One of the VMQ’s many successes is that it helps steward cultural memories and experiences so that future generations of artists, archivists, museum professionals, and art lovers can breathe new life into a previously conceived work, in order to restore, reimagine, or reinterpret it. Dietrich and Bell (2010: 218) note that it is ‘not effective as a traditional collections management program that tracks the physical property of a museum’; rather, it is a forum for bigger picture preservation questions that consider the technical and performative attributes of a work of art and how people and parts interact. This approach is gaining momentum as a complement to traditional modes of preservation, as evidenced by the number of collecting institutions that now incorporate preservation interviews with artists into their acquisition process (Rinehart and Ippolito 2014).
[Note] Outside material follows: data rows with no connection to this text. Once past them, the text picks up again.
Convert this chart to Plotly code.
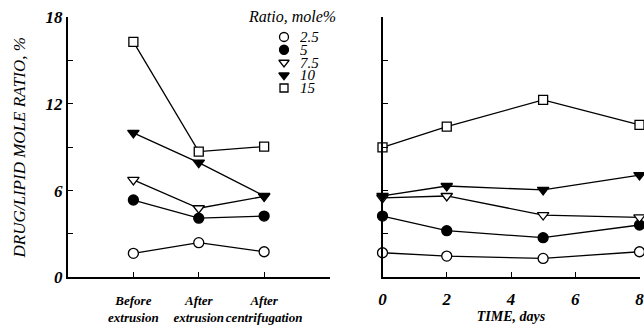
import plotly.graph_objects as go

# ---------------- data ----------------
ratio_labels = ["2.5", "5", "7.5", "10", "15"]
stages = ["Before<br>extrusion", "After<br>extrusion", "After<br>centrifugation"]
stage_pos = [1, 2, 3]
days = [0, 2, 5, 8]

stage_values = {
    "2.5": [1.66, 2.4, 1.77],
    "5": [5.35, 4.09, 4.24],
    "7.5": [6.74, 4.78, 5.6],
    "10": [10.0, 7.94, 5.63],
    "15": [16.3, 8.7, 9.05],
}
time_values = {
    "2.5": [1.7, 1.47, 1.31, 1.77],
    "5": [4.24, 3.23, 2.74, 3.62],
    "7.5": [5.5, 5.63, 4.31, 4.15],
    "10": [5.63, 6.32, 6.05, 7.08],
    "15": [9.0, 10.43, 12.28, 10.55],
}
y_ticks = [0, 3, 6, 9, 12, 15, 18]
y_tick_text = ["0", "", "6", "", "12", "", "18"]
x_ticks_time = [0, 2, 4, 6, 8]

# ---------------- styles ----------------
symbols = {"2.5": "circle", "5": "circle", "7.5": "triangle-down",
           "10": "triangle-down", "15": "square"}
fills = {"2.5": "white", "5": "black", "7.5": "white", "10": "black", "15": "white"}
sizes = {"2.5": 10, "5": 10, "7.5": 10, "10": 10, "15": 9}

SERIF = "Liberation Serif"
W, H = 644, 326

fig = go.Figure()

for r in ratio_labels:
    mk = dict(symbol=symbols[r], size=sizes[r], color=fills[r],
              line=dict(color="black", width=1.3))
    fig.add_trace(go.Scatter(x=stage_pos, y=stage_values[r], mode="lines+markers",
                             line=dict(color="black", width=1.3), marker=mk,
                             xaxis="x", yaxis="y", showlegend=False, cliponaxis=False))
    fig.add_trace(go.Scatter(x=days, y=time_values[r], mode="lines+markers",
                             line=dict(color="black", width=1.3), marker=mk,
                             xaxis="x2", yaxis="y2", showlegend=False, cliponaxis=False))

# legend keys on a hidden axis
for i, r in enumerate(ratio_labels):
    fig.add_trace(go.Scatter(x=[0.15], y=[i], mode="markers",
                             marker=dict(symbol=symbols[r], size=sizes[r] - 1, color=fills[r],
                                         line=dict(color="black", width=1.3)),
                             xaxis="x3", yaxis="y3", showlegend=False, cliponaxis=False))
    fig.add_annotation(x=0.4, y=i, xref="x3", yref="y3", text=r, showarrow=False,
                       xanchor="left", yanchor="middle", height=12, borderpad=0,
                       font=dict(family=SERIF, size=15, style="italic", color="black"))

fig.add_annotation(x=246 / W, y=1 - 16 / H, xref="paper", yref="paper",
                   text="Ratio, mole%", showarrow=False, xanchor="left", yanchor="middle",
                   font=dict(family=SERIF, size=16, style="italic", color="black"))

ydom = [1 - 277.3 / H, 1 - 17.3 / H]
tickfont = dict(family=SERIF, size=17, style="italic", weight="bold", color="black")
catfont = dict(family=SERIF, size=13, style="italic", weight="bold", color="black")

common_axis = dict(showgrid=False, zeroline=False, showline=True, linecolor="black",
                   linewidth=2, ticks="inside", tickcolor="black", tickwidth=1.3, ticklen=5,
                   automargin=False)

fig.update_layout(
    width=W, height=H, margin=dict(l=0, r=0, t=0, b=0),
    plot_bgcolor="rgba(0,0,0,0)", paper_bgcolor="white",
    xaxis=dict(domain=[68 / W, 329.5 / W], range=[0, 4], anchor="y",
               tickvals=stage_pos + [4], ticktext=stages + [""], tickangle=0,
               tickfont=catfont, ticklabelstandoff=10, **common_axis),
    yaxis=dict(domain=ydom, range=[0, 18], anchor="x",
               tickvals=y_ticks, ticktext=y_tick_text, tickfont=tickfont,
               title=dict(text="DRUG/LIPID MOLE RATIO, %", standoff=16,
                          font=dict(family=SERIF, size=17, style="italic",
                                    color="black")),
               **common_axis),
    xaxis2=dict(domain=[382.5 / W, 639.5 / W], range=[0, 8], anchor="y2",
                tickvals=x_ticks_time, ticktext=[str(v) for v in x_ticks_time], tickangle=0,
                tickfont=tickfont, ticklabelstandoff=5, ticklabeloverflow="allow",
                title=dict(text="TIME, days", standoff=0,
                           font=dict(family=SERIF, size=14, style="italic", weight="bold",
                                     color="black")),
                **common_axis),
    yaxis2=dict(domain=ydom, range=[0, 18], anchor="x2", dtick=3, showticklabels=False,
                **common_axis),
    xaxis3=dict(domain=[275 / W, 335 / W], range=[0, 1], visible=False, anchor="y3"),
    yaxis3=dict(domain=[1 - 94.4 / H, 1 - 30.6 / H], range=[4.5, -0.5], visible=False,
                anchor="x3"),
)

fig.write_html("out.html", config={"displayModeBar": False},
               post_script="document.body.style.margin='0';document.body.style.overflow='hidden';")
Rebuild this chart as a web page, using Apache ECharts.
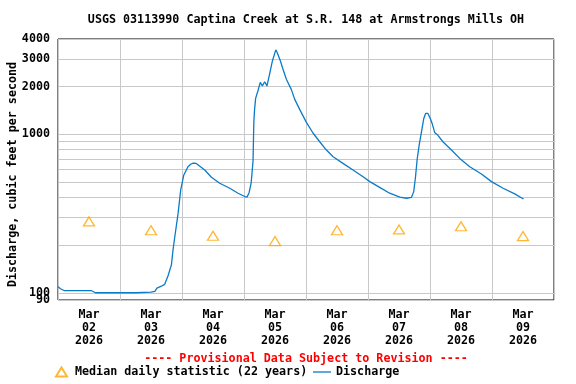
<!DOCTYPE html>
<html>
<head>
<meta charset="utf-8">
<script src="https://cdn.jsdelivr.net/npm/echarts@6/dist/echarts.min.js"></script>
<style>
  html, body { margin: 0; padding: 0; background: #fff; }
  #chart { width: 576px; height: 384px; }
</style>
</head>
<body>
<div id="chart"></div>
<script>
// hours counted from Mar 02 2026 00:00
const dischargeHours = [
  0, 1, 2.5, 8, 13, 14.5, 20, 26, 30, 36, 37.5, 38.3, 40, 41.3, 42.6, 43.9, 44.5, 45.2, 46.5, 47.5,
  48.7, 50.3, 51.5, 52.3, 53.5, 54.2, 56.8, 59.4, 62.6, 66.5, 69.7, 72.3, 73.2, 74.0, 74.8, 75.5,
  75.8, 76.1, 76.5, 77.4, 78.3, 79.1, 80.0, 80.9, 81.9, 83.0, 84.3, 84.8, 85.2, 86.1, 87.1, 88.4,
  90.3, 91.6, 93.5, 96.1, 98.7, 101.3, 103.9, 106.5, 110.3, 114.2, 118.1, 120.7, 124.5, 128.4,
  132.3, 134.9, 136.8, 137.7, 138.4, 139.0, 139.8, 140.7, 141.6, 142.3, 143.2, 144.1, 144.9,
  145.8, 147.0, 149.0, 152.3, 155.5, 159.4, 163.9, 167.8, 172.3, 176.8, 180.2
];
const dischargeCfs = [
  109, 106, 103, 103, 103, 100, 100, 100, 100, 101, 102, 107, 110, 113, 128, 150, 185, 225, 318, 446,
  554, 625, 650, 658, 655, 648, 596, 536, 491, 457, 425, 405, 402, 430, 498, 682,
  1190, 1443, 1686, 1884, 2127, 2024, 2148, 2024, 2397, 2906, 3414, 3300, 3253, 2906, 2578, 2228,
  1924, 1669, 1443, 1195, 1020, 898, 796, 722, 656, 596, 540, 503, 463, 425,
  401, 395, 400, 435, 540, 689, 856, 1038, 1261, 1356, 1356, 1261, 1161,
  1029, 990, 898, 796, 705, 625, 562, 503, 457, 421, 391
];

const medianHours = [12, 36, 60, 84, 108, 132, 156, 180];
const medianCfs = [282, 248, 229, 212, 248, 251, 263, 228];

const dayLabels = ['02', '03', '04', '05', '06', '07', '08', '09'];
const dayStartHours = [0, 24, 48, 72, 96, 120, 144, 168, 192];
const yGridValues = [90, 100, 200, 300, 400, 500, 600, 700, 800, 900, 1000, 2000, 3000, 4000];
const yLabelValues = [90, 1000, 2000, 3000, 4000];
const yLabelValuesExtra = [100]; // sits on top of the 90 label, needs its own axis

const FONT = '"DejaVu Sans Mono", "Liberation Mono", monospace';
const GRID_COLOR = '#c8c8c8';
const BLUE = '#0a7bc8';

let chart = echarts.init(document.getElementById('chart'));

const txt = { fontFamily: FONT, fontWeight: 'bold', fontSize: 11.7, color: '#000' };

chart.setOption({
  animation: false,
  grid: {
    left: 58, right: 22, top: 39, bottom: 84, outerBoundsMode: 'none', containLabel: false,
    show: true, borderColor: '#000', borderWidth: 1
  },
  graphic: [
    { type: 'text', x: 306, y: 20,
      style: { text: 'USGS 03113990 Captina Creek at S.R. 148 at Armstrongs Mills OH', align: 'center', verticalAlign: 'middle',
        font: 'bold 11.7px ' + FONT, fill: '#000' } },
    { type: 'text', x: 306, y: 359,
      style: { text: '---- Provisional Data Subject to Revision ----', align: 'center', verticalAlign: 'middle',
        font: 'bold 11.7px ' + FONT, fill: '#ff0000' } }
  ],
  legend: [
    { data: ['Median daily statistic (22 years)'], left: 55, top: 366, padding: 0,
      itemWidth: 11, itemHeight: 9, textStyle: Object.assign({ padding: [0, 0, 0, 3] }, txt) },
    { data: [{ name: 'Discharge', icon: 'rect' }], left: 313, top: 366, padding: 0,
      itemWidth: 18, itemHeight: 1.3, textStyle: txt }
  ],
  xAxis: {
    type: 'value', min: 0, max: 192, interval: 24,
    axisLine: { show: false },
    axisTick: { show: false, customValues: dayStartHours },
    axisLabel: Object.assign({
      customValues: medianHours, margin: 8, lineHeight: 13, hideOverlap: false,
      formatter: function (v) {
        return 'Mar\n' + dayLabels[Math.round((v - 12) / 24)] + '\n2026';
      }
    }, txt),
    splitLine: { show: true, lineStyle: { color: GRID_COLOR, width: 1 } }
  },
  yAxis: [
    {
      type: 'log', logBase: 10, min: 90, max: 4000,
      name: 'Discharge, cubic feet per second', nameLocation: 'middle', nameGap: 39,
      nameMoveOverlap: false,
      nameTextStyle: Object.assign({ padding: [0, 10, 0, 0] }, txt),
      axisLine: { show: false },
      axisTick: { show: false, customValues: yGridValues },
      axisLabel: Object.assign({
        customValues: yLabelValues, margin: 8, hideOverlap: false, showMinLabel: true,
        formatter: function (v) { return String(Math.round(v)); }
      }, txt),
      splitLine: { show: true, lineStyle: { color: GRID_COLOR, width: 1 } }
    },
    {
      type: 'log', logBase: 10, min: 90, max: 4000, position: 'left', offset: 0,
      axisLine: { show: false },
      axisTick: { show: false, customValues: yLabelValuesExtra },
      axisLabel: Object.assign({
        customValues: yLabelValuesExtra, margin: 8, hideOverlap: false,
        formatter: function (v) { return String(Math.round(v)); }
      }, txt),
      splitLine: { show: false }
    }
  ],
  series: [
    {
      name: 'Median daily statistic (22 years)', type: 'scatter',
      symbol: 'triangle', symbolSize: [11, 9],
      itemStyle: { color: 'rgba(255,255,255,0)', borderColor: '#ffa500', borderWidth: 1.3 },
      data: medianHours.map((h, i) => [h, medianCfs[i]]),
      z: 3
    },
    {
      name: 'Discharge', type: 'line', showSymbol: false, symbol: 'none',
      lineStyle: { color: BLUE, width: 1.3 },
      itemStyle: { color: BLUE },
      data: dischargeHours.map((h, i) => [h, dischargeCfs[i]]),
      z: 2
    }
  ]
});

window.onresize = function () {
  chart.resize();
};
</script>
</body>
</html>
Such considerations have the potential to influence how artists conceptualize and prepare their works and exhibitions, as well as how they collaborate with curators and conservators to sustain their vision.
This does not mean that all artists will invest in long-term conservation solutions, or even consider them advantageous, necessary, or appealing. Whereas a strength of the VMQ is that it encourages reflection on the continuing care of variable media – which many artists have not considered prior to their participation in an interview—‘emulation’ and ‘reinterpretation’ are considered the most compelling features of this approach. Essentially, these options ask artists to relinquish some conceptual control with the recognition that with time-based art (i.e., works that rely on technology or performance), it may not be possible to adequately replicate a work in its original manifestation. As Stringari (2003: 57) states, ‘defining acceptable loss when we are dealing with highly intellectualized works and sophisticated technological parameters is key to safeguarding these cultural artifacts’. Thus, the VMQ’s flexible approach to preservation may be perceived as either a strength or weakness, depending on artists’ interests in and expectations for the future of their work.
Lastly, unresolved curatorial issues persist. These include the extent to which future curators of works described in the VMQ will need technological expertise, the time to develop sufficient proficiency with current technologies, or financial support to purchase materials or consult with experts on restaging a work of new media art. In Rywelski’s case, this includes the specialized knowledge required to design phones that would work with a future version of this piece, if new devices were built to simulate Nokia keypad phones, as well as the financial costs associated with the creation of an interactive device that maintains the look and feel of an outdated technology. Inclusion of relevant consulting services, training opportunities, and/or conservation specialists in new media would be an asset to the VMQ, given its promise for conceptualizing a future for artworks driven by technology. Additionally, greater attention to initiatives like the VMQ in cultural heritage institutions, artists’ forums, and academic programs may not only increase interest and participation, but also critique and improvement of the tool as it continues to evolve.
The author declares that they have no competing interests.